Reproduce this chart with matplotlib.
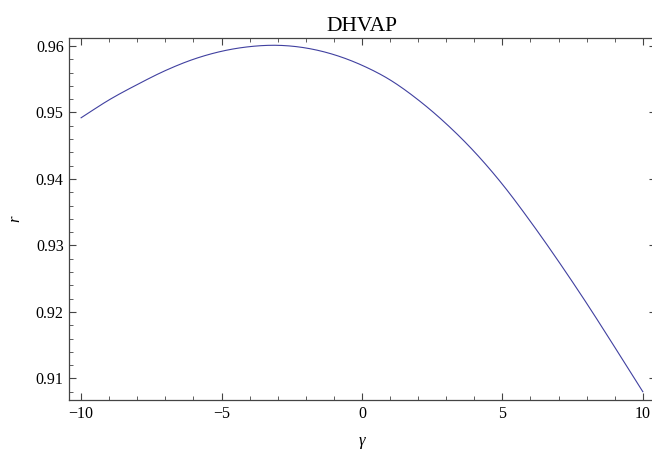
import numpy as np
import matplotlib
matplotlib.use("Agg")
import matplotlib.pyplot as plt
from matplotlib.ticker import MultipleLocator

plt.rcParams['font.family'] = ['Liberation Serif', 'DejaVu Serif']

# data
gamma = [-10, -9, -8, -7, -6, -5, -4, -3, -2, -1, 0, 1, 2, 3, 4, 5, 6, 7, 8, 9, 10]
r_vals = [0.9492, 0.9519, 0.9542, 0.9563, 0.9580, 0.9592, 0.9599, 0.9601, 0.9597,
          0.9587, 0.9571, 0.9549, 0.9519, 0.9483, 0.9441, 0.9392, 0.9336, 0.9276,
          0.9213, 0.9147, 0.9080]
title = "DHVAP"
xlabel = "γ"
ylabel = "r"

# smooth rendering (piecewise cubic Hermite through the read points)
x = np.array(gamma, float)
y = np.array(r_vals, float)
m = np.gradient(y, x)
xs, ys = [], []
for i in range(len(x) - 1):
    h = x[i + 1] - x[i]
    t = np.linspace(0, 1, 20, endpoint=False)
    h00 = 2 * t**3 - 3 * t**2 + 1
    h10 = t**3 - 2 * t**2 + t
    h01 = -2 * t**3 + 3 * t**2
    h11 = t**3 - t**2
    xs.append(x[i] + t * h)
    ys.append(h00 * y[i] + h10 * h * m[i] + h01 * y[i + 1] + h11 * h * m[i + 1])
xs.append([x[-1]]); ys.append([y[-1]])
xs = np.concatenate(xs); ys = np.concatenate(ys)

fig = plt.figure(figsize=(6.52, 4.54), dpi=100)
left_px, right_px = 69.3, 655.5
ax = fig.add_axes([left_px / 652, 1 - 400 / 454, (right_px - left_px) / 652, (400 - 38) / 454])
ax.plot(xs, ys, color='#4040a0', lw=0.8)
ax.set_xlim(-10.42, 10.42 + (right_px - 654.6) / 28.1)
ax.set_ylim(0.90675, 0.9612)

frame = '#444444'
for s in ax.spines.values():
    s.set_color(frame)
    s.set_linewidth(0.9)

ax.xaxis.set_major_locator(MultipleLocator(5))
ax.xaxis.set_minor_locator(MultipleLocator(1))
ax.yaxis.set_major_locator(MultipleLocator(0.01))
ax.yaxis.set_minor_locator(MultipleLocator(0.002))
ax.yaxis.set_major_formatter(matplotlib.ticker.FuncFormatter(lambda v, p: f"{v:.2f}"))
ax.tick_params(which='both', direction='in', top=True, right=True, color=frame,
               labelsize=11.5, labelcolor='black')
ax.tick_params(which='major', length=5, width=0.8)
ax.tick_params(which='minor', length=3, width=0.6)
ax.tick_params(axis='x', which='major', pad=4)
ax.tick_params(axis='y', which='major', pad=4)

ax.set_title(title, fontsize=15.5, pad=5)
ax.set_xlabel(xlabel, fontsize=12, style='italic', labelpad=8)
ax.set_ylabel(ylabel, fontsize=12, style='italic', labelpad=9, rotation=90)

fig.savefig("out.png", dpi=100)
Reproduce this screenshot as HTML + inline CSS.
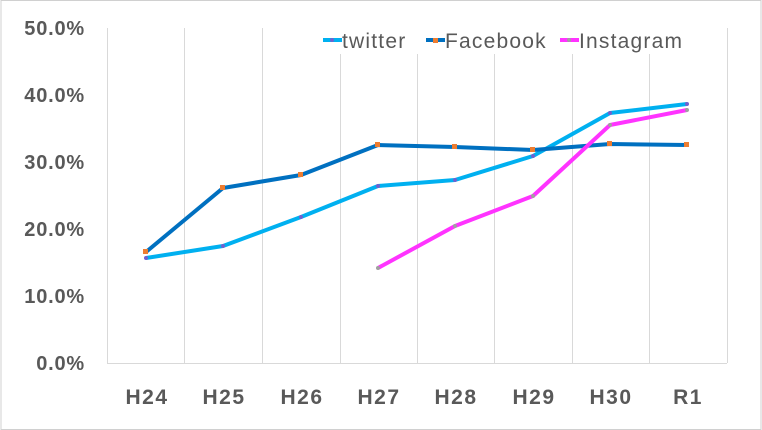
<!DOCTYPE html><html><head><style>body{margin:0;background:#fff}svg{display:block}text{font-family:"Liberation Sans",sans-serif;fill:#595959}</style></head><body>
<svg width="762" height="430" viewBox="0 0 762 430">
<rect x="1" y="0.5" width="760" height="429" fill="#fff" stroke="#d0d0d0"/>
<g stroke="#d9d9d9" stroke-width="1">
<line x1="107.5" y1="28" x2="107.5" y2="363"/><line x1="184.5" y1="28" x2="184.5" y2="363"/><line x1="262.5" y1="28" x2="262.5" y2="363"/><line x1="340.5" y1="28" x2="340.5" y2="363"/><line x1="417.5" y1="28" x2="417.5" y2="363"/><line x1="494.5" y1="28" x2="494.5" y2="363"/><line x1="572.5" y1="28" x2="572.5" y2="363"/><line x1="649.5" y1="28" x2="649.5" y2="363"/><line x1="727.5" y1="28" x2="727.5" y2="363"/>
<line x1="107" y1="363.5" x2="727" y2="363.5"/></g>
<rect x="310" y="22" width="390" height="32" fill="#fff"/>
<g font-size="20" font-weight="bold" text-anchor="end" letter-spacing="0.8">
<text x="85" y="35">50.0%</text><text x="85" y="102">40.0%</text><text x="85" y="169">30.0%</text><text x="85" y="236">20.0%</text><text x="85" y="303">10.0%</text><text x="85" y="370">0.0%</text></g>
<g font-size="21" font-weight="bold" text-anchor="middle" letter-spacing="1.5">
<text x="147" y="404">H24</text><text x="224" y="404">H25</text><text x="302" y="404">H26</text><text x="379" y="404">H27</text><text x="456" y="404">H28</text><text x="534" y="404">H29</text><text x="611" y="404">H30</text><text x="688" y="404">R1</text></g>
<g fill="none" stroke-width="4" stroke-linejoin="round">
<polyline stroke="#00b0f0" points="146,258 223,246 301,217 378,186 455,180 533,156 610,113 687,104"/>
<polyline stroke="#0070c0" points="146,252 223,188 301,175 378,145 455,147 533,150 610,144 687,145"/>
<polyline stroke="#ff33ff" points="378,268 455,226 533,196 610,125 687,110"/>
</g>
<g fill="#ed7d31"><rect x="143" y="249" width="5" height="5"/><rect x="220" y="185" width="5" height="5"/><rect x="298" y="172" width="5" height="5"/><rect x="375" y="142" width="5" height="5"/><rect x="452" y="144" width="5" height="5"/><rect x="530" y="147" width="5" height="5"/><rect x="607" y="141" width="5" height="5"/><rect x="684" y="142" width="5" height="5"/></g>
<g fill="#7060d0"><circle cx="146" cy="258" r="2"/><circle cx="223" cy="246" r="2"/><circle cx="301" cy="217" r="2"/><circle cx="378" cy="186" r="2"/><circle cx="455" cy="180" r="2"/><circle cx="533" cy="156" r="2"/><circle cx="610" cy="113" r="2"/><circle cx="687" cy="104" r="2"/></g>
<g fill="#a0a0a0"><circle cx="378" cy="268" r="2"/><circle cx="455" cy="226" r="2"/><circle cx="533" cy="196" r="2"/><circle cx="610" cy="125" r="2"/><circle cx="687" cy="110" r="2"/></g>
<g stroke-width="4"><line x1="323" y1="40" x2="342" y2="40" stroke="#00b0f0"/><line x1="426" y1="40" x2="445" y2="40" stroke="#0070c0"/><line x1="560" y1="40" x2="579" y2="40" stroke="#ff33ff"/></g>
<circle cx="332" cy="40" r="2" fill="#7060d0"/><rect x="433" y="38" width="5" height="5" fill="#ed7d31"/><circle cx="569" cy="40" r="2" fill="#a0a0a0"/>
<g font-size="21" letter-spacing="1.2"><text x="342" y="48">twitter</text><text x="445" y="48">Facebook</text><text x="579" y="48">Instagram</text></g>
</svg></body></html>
..............................
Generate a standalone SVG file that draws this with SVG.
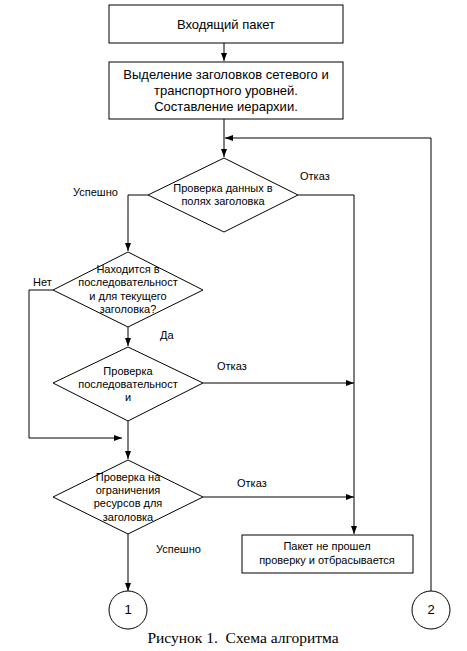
..............................
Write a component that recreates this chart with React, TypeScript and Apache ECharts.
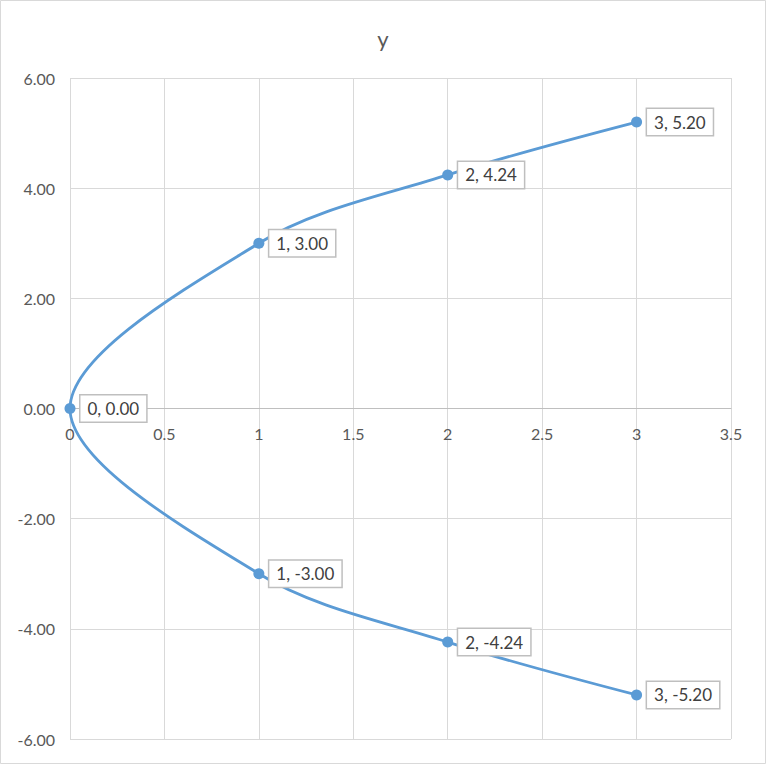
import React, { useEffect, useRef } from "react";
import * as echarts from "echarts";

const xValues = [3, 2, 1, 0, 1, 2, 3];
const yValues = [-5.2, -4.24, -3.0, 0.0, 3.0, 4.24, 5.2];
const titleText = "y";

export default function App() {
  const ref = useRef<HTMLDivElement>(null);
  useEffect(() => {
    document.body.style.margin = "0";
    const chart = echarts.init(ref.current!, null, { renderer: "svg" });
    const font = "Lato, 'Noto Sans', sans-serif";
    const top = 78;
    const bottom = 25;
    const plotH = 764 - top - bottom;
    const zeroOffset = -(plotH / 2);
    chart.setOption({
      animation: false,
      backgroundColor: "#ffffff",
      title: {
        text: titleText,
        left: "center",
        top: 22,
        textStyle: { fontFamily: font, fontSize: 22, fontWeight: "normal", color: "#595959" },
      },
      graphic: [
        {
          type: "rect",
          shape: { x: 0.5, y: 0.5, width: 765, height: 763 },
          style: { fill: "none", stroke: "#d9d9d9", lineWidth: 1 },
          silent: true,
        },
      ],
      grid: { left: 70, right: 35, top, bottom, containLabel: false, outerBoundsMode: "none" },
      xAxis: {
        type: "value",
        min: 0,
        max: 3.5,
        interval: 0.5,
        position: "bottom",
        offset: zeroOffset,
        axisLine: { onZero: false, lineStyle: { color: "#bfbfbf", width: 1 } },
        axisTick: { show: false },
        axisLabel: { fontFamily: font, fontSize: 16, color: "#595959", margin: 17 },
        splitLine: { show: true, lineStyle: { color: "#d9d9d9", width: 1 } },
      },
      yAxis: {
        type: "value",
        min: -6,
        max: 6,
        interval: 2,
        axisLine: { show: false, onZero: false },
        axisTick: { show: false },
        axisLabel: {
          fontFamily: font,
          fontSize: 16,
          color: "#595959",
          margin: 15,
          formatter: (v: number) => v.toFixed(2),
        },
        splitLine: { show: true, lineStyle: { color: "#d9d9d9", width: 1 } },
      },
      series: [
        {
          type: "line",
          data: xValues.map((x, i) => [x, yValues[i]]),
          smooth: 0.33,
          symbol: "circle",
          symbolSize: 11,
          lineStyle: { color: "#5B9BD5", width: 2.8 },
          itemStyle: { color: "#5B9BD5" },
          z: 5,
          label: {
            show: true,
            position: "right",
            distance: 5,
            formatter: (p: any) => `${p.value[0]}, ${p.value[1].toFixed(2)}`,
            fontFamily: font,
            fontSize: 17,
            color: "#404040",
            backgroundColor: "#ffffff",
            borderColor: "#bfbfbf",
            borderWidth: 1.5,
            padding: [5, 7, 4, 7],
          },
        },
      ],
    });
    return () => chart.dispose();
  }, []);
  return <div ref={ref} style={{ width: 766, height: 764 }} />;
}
..............................
Task to complete:
Reproduce, starting at the line containing "Reproduce this chart with matplotlib." and stopping after the line containing "ax.tick_params(axis='y', which='major', pad=4)", each of those lines exactly and no others; leave pictures out.

Written reply:
Reproduce this chart with matplotlib.
import numpy as np
import matplotlib
matplotlib.use("Agg")
import matplotlib.pyplot as plt
from matplotlib.ticker import MultipleLocator

plt.rcParams['font.family'] = ['Liberation Serif', 'DejaVu Serif']

# data
gamma = [-10, -9, -8, -7, -6, -5, -4, -3, -2, -1, 0, 1, 2, 3, 4, 5, 6, 7, 8, 9, 10]
r_vals = [0.9492, 0.9519, 0.9542, 0.9563, 0.9580, 0.9592, 0.9599, 0.9601, 0.9597,
          0.9587, 0.9571, 0.9549, 0.9519, 0.9483, 0.9441, 0.9392, 0.9336, 0.9276,
          0.9213, 0.9147, 0.9080]
title = "DHVAP"
xlabel = "γ"
ylabel = "r"

# smooth rendering (piecewise cubic Hermite through the read points)
x = np.array(gamma, float)
y = np.array(r_vals, float)
m = np.gradient(y, x)
xs, ys = [], []
for i in range(len(x) - 1):
    h = x[i + 1] - x[i]
    t = np.linspace(0, 1, 20, endpoint=False)
    h00 = 2 * t**3 - 3 * t**2 + 1
    h10 = t**3 - 2 * t**2 + t
    h01 = -2 * t**3 + 3 * t**2
    h11 = t**3 - t**2
    xs.append(x[i] + t * h)
    ys.append(h00 * y[i] + h10 * h * m[i] + h01 * y[i + 1] + h11 * h * m[i + 1])
xs.append([x[-1]]); ys.append([y[-1]])
xs = np.concatenate(xs); ys = np.concatenate(ys)

fig = plt.figure(figsize=(6.52, 4.54), dpi=100)
left_px, right_px = 69.3, 655.5
ax = fig.add_axes([left_px / 652, 1 - 400 / 454, (right_px - left_px) / 652, (400 - 38) / 454])
ax.plot(xs, ys, color='#4040a0', lw=0.8)
ax.set_xlim(-10.42, 10.42 + (right_px - 654.6) / 28.1)
ax.set_ylim(0.90675, 0.9612)

frame = '#444444'
for s in ax.spines.values():
    s.set_color(frame)
    s.set_linewidth(0.9)

ax.xaxis.set_major_locator(MultipleLocator(5))
ax.xaxis.set_minor_locator(MultipleLocator(1))
ax.yaxis.set_major_locator(MultipleLocator(0.01))
ax.yaxis.set_minor_locator(MultipleLocator(0.002))
ax.yaxis.set_major_formatter(matplotlib.ticker.FuncFormatter(lambda v, p: f"{v:.2f}"))
ax.tick_params(which='both', direction='in', top=True, right=True, color=frame,
               labelsize=11.5, labelcolor='black')
ax.tick_params(which='major', length=5, width=0.8)
ax.tick_params(which='minor', length=3, width=0.6)
ax.tick_params(axis='x', which='major', pad=4)
ax.tick_params(axis='y', which='major', pad=4)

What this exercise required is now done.